[Bug]: result formats markdown and cleaned_html will include damaged html tables
crawl4ai version
0.4.248
Expected Behavior
When I crawl a page with a html table on it (for example: https://www.german-tigers.de/trainingszeiten.php) then the table should be correctly exported at least in cleaned_html. When I look into the html format of the result than the table is correctly in there, probably because this output is raw and not cleaned. But a table should also be correctly exported in cleaned_html. If columns or rows are missing then its a bug.
Current Behavior
Empty columns in a html table will get removed. This makes the table invalid and the LLM cannot properly extract data from that table, because the table is already wrong in the cleaned_html.
Is this reproducible?
Yes
Inputs Causing the Bug
- Test URL (https://www.german-tigers.de/trainingszeiten.php)
- Use the AsyncWebCrawler and just run .arun() on that url. No config needed. Check cleaned_html output and you will see, that the table is wrong.
Steps to Reproduce
import asyncio
from crawl4ai import AsyncWebCrawler
async def main():
async with AsyncWebCrawler() as crawler:
result = await crawler.arun(
url="https://www.german-tigers.de/trainingszeiten.php",
)
print(result.cleaned_html)
return result.cleaned_html
if __name__ == "__main__":
asyncio.run(main())
Code snippets
import asyncio
from crawl4ai import AsyncWebCrawler
async def main():
async with AsyncWebCrawler() as crawler:
result = await crawler.arun(
url="https://www.german-tigers.de/trainingszeiten.php",
)
print(result.cleaned_html)
return result.cleaned_html
if __name__ == "__main__":
asyncio.run(main())
OS
macOS
Python version
3.12
Browser
Arc
Browser version
1.83.1
Error logs & Screenshots (if applicable)
@Blackvz Thanks for reporting this very important issue!
RCA
Scraping Strategies in Crawl4AI remove empty elements that doesn't contain any text or doesn't meet the MIN_WORD_THRESHOLD count(unless they are certain special tags). Reason for this is to exclude ornamental elements(only in page for visual flair) from the final output and keep it clean for processors further down the line.
However you are right in pointing out that when, table elements are removed with same criteria, it affects the fundamental structure you'd expect from a table (one row with three elements, while other with five). So by adding table related to tags to these special tags that excluded from empty/min word threshold checks, we'd able to retain empty table cells in the cleaned_html.
Fix suggestions
In WebScrapingStrategy, _process_html function add the following lines to keep table elements regardless of empty content inside them.

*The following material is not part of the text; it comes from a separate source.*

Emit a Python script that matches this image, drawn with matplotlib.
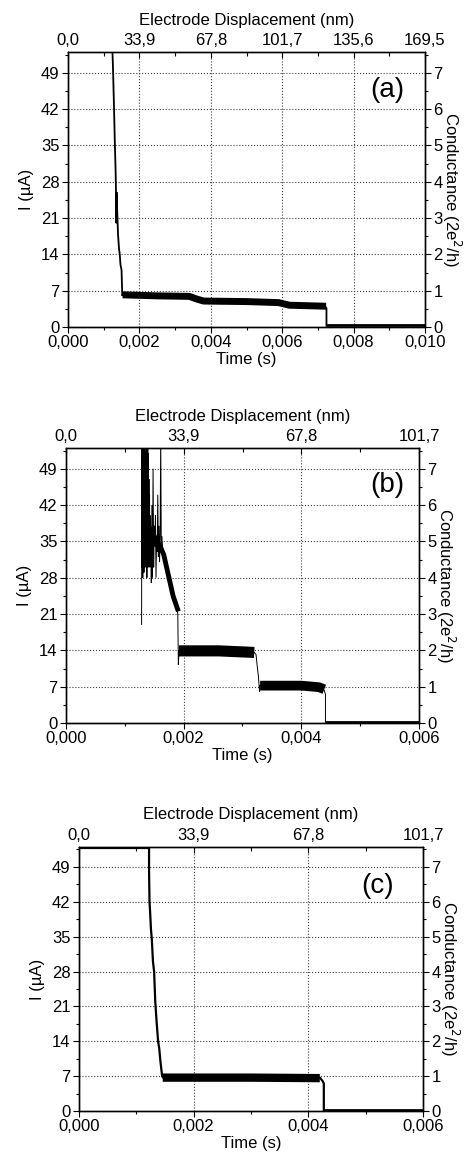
import numpy as np
import matplotlib
matplotlib.use('Agg')
import matplotlib.pyplot as plt
from matplotlib.ticker import MultipleLocator

plt.rcParams['font.family'] = ['Liberation Sans', 'DejaVu Sans']
plt.rcParams['font.size'] = 12

CURRENT_PER_G0 = 7.0    # uA for one 2e^2/h
NM_PER_S = 16950.0      # electrode displacement (nm) per second of time

# ---------------- panel (a) ----------------
t_a = [0.001243, 0.00126, 0.00129, 0.00131, 0.00133, 0.00134, 0.001355, 0.00136, 0.00138,
       0.00140, 0.00143, 0.00145, 0.00147, 0.00150, 0.00152, 0.00154, 0.0025, 0.0034,
       0.0036, 0.0038, 0.0050, 0.0059, 0.0062, 0.0072, 0.00724, 0.00724]
i_a = [53.5, 50, 42, 36, 31, 28, 20, 26, 22,
       18, 15, 14, 12, 11, 6.0, 6.3, 6.0, 5.9,
       5.4, 5.0, 4.9, 4.7, 4.2, 4.0, 3.6, 0.25]
t_a_band = [0.00153, 0.0025, 0.0034, 0.0036, 0.0038, 0.0050, 0.0059, 0.0062, 0.00723]
i_a_band = [6.2, 6.0, 5.9, 5.4, 5.0, 4.9, 4.7, 4.2, 4.0]
t_a_tail = [0.00724, 0.0100]
i_a_tail = [0.3, 0.3]

# ---------------- panel (b) ----------------
t_b = [0.001285, 0.00129, 0.001295, 0.0013, 0.001305, 0.00131, 0.001315, 0.00132, 0.001325,
       0.00133, 0.001335, 0.00134, 0.001345, 0.00135, 0.001355, 0.00136, 0.001365, 0.00137,
       0.001375, 0.00138, 0.001385, 0.00139, 0.001395, 0.0014, 0.001405, 0.00141, 0.001415,
       0.00142, 0.001425, 0.00143, 0.00144, 0.00145, 0.00146, 0.00147, 0.00148, 0.00149,
       0.0015, 0.00151, 0.00152, 0.00153, 0.00154, 0.00155, 0.00156, 0.00157, 0.00158,
       0.00159, 0.0016, 0.00161, 0.00162, 0.00163, 0.00164, 0.00166, 0.00168, 0.0017,
       0.00173, 0.00176, 0.00179, 0.00182, 0.00185, 0.00188, 0.0019, 0.00191, 0.00192,
       0.0026, 0.0032, 0.00323, 0.00325, 0.00327, 0.00329, 0.0033, 0.0040, 0.0043,
       0.00439, 0.00441, 0.00441]
i_b = [19, 55, 30, 55, 28, 55, 32, 55, 29,
       55, 35, 55, 30, 55, 38, 55, 33, 55,
       28, 50, 35, 55, 30, 52, 31, 47, 34,
       44, 30, 40, 36, 27, 42, 28, 49, 30,
       38, 34, 40, 28, 36, 33, 44, 32, 38,
       31, 36, 55, 33, 36, 34, 33, 31, 30,
       29, 27, 25.5, 24.5, 23.5, 22.5, 21, 11.2, 14.0,
       13.9, 13.6, 13.2, 11, 9, 6, 7.3, 7.2, 6.9,
       6.3, 5.5, 0.1]
t_b_slope = [0.00140, 0.00150, 0.00160, 0.00166, 0.00170, 0.00176, 0.00182, 0.00188, 0.00191]
i_b_slope = [38, 36, 34, 32.5, 30.5, 27.5, 24.5, 22.5, 21.5]
t_b_band14 = [0.00192, 0.0026, 0.0032]
i_b_band14 = [13.9, 13.9, 13.6]
t_b_band7 = [0.0033, 0.0040, 0.0043, 0.00439]
i_b_band7 = [7.2, 7.2, 6.9, 6.5]
t_b_tail = [0.00441, 0.0060]
i_b_tail = [0.15, 0.15]

# ---------------- panel (c) ----------------
t_c = [0.0, 0.001222, 0.001222, 0.00123, 0.00124, 0.001255, 0.00127, 0.00129, 0.00131,
       0.00133, 0.001356, 0.00138, 0.0014, 0.00142, 0.00145, 0.00147, 0.0042, 0.00425,
       0.00427, 0.00427]
i_c = [52.8, 52.8, 48, 42, 40, 36.5, 34.5, 30, 28,
       22, 17.5, 14, 12.5, 10, 7.0, 6.7, 6.7, 6.0,
       5.5, 0.15]
t_c_band = [0.00146, 0.0030, 0.0042]
i_c_band = [6.7, 6.7, 6.6]
t_c_tail = [0.00427, 0.0060]
i_c_tail = [0.15, 0.15]

# tick labels
time_labels_a = ['0,000', '0,002', '0,004', '0,006', '0,008', '0,010']
disp_labels_a = ['0,0', '33,9', '67,8', '101,7', '135,6', '169,5']
time_labels_bc = ['0,000', '0,002', '0,004', '0,006']
disp_labels_bc = ['0,0', '33,9', '67,8', '101,7']
current_ticks = [0, 7, 14, 21, 28, 35, 42, 49]
g_ticks = [0, 1, 2, 3, 4, 5, 6, 7]

fig = plt.figure(figsize=(4.68, 11.55), dpi=100)

panels = [
    # rect, xmax, time labels, disp labels, letter, letter pos, trace, thick parts
    ([68/468, 1-327/1155, 357/468, 275/1155], 0.010, time_labels_a, disp_labels_a, '(a)', (0.894, 0.862),
     (t_a, i_a, 1.3), [(t_a_band, i_a_band, 5.0), (t_a_tail, i_a_tail, 2.0)]),
    ([66/468, 1-723/1155, 353/468, 275/1155], 0.006, time_labels_bc, disp_labels_bc, '(b)', (0.909, 0.866),
     (t_b, i_b, 0.7), [(t_b_slope, i_b_slope, 3.5), (t_b_band14, i_b_band14, 8.0),
                       (t_b_band7, i_b_band7, 7.0), (t_b_tail, i_b_tail, 2.0)]),
    ([79/468, 1-1111/1155, 344/468, 264/1155], 0.006, time_labels_bc, disp_labels_bc, '(c)', (0.869, 0.852),
     (t_c, i_c, 1.6), [(t_c_band, i_c_band, 6.0), (t_c_tail, i_c_tail, 2.0)]),
]

for rect, xmax, tlabels, dlabels, letter, lpos, trace, bands in panels:
    ax = fig.add_axes(rect)
    ax.set_xlim(0, xmax)
    ax.set_ylim(0, 53)
    ax.plot(trace[0], trace[1], color='k', lw=trace[2], solid_joinstyle='miter')
    for tb, ib, lw in bands:
        ax.plot(tb, ib, color='k', lw=lw, solid_capstyle='butt')
    ax.set_xticks(np.linspace(0, xmax, len(tlabels)), tlabels)
    ax.set_yticks(current_ticks)
    ax.xaxis.set_minor_locator(MultipleLocator(0.001))
    ax.yaxis.set_minor_locator(MultipleLocator(3.5))
    ax.tick_params(which='both', direction='out', top=False, right=False, width=0.8)
    ax.tick_params(which='major', length=4, pad=2)
    ax.tick_params(which='minor', length=2)
    ax.grid(True, which='major', linestyle=':', color='0.25', lw=0.8)
    ax.set_xlabel('Time (s)', labelpad=1)
    ax.set_ylabel('I (µA)', labelpad=5)
    ax.text(lpos[0], lpos[1], letter, transform=ax.transAxes, fontsize=20,
            ha='center', va='center')

    axr = ax.twinx()
    axr.set_ylim(0, 53 / CURRENT_PER_G0)
    axr.set_yticks(g_ticks)
    axr.yaxis.set_minor_locator(MultipleLocator(0.5))
    axr.tick_params(which='both', direction='out', width=0.8)
    axr.tick_params(which='major', length=4, pad=2)
    axr.tick_params(which='minor', length=2)
    axr.set_ylabel('Conductance (2e$^2$/h)', rotation=270, labelpad=15)

    axt = ax.twiny()
    axt.set_xlim(0, xmax * NM_PER_S)
    axt.set_xticks(np.linspace(0, xmax * NM_PER_S, len(dlabels)), dlabels)
    axt.xaxis.set_minor_locator(MultipleLocator(0.001 * NM_PER_S))
    axt.tick_params(which='both', direction='in', width=0.8)
    axt.tick_params(which='major', length=4, pad=3)
    axt.tick_params(which='minor', length=3)
    axt.set_xlabel('Electrode Displacement (nm)', labelpad=6)

    for a in (ax, axr, axt):
        for s in a.spines.values():
            s.set_linewidth(0.9)

fig.savefig('out.png', dpi=100)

# Special case for table elements - always preserve structure
if element.name in ["tr", "td", "th"]:
keep_element = True
As you can see, I'm only keeping table related tags that would throw off the structure of table when they are empty and deleted.
Now do the same for LXMLScrapingStrategy,by updating the remove_empty_elements_fast function. It has a bypass_tags array variable(special tags I was referring to), to this add ["tr","td","th"]
Doing these would preserve the empty cells and there by keeping table structures intact in cleaned_html and further processing down the line. This is a very important callout @Blackvz. Thanks a bunch.
Now we can't make a fix to this before next release(it's already tested and ready to go in next couple of days), but we'll plan in the one after that.
I'm very glad I could help 👍🏻
Also thanks for the quick answer, the great library and the upcoming fix!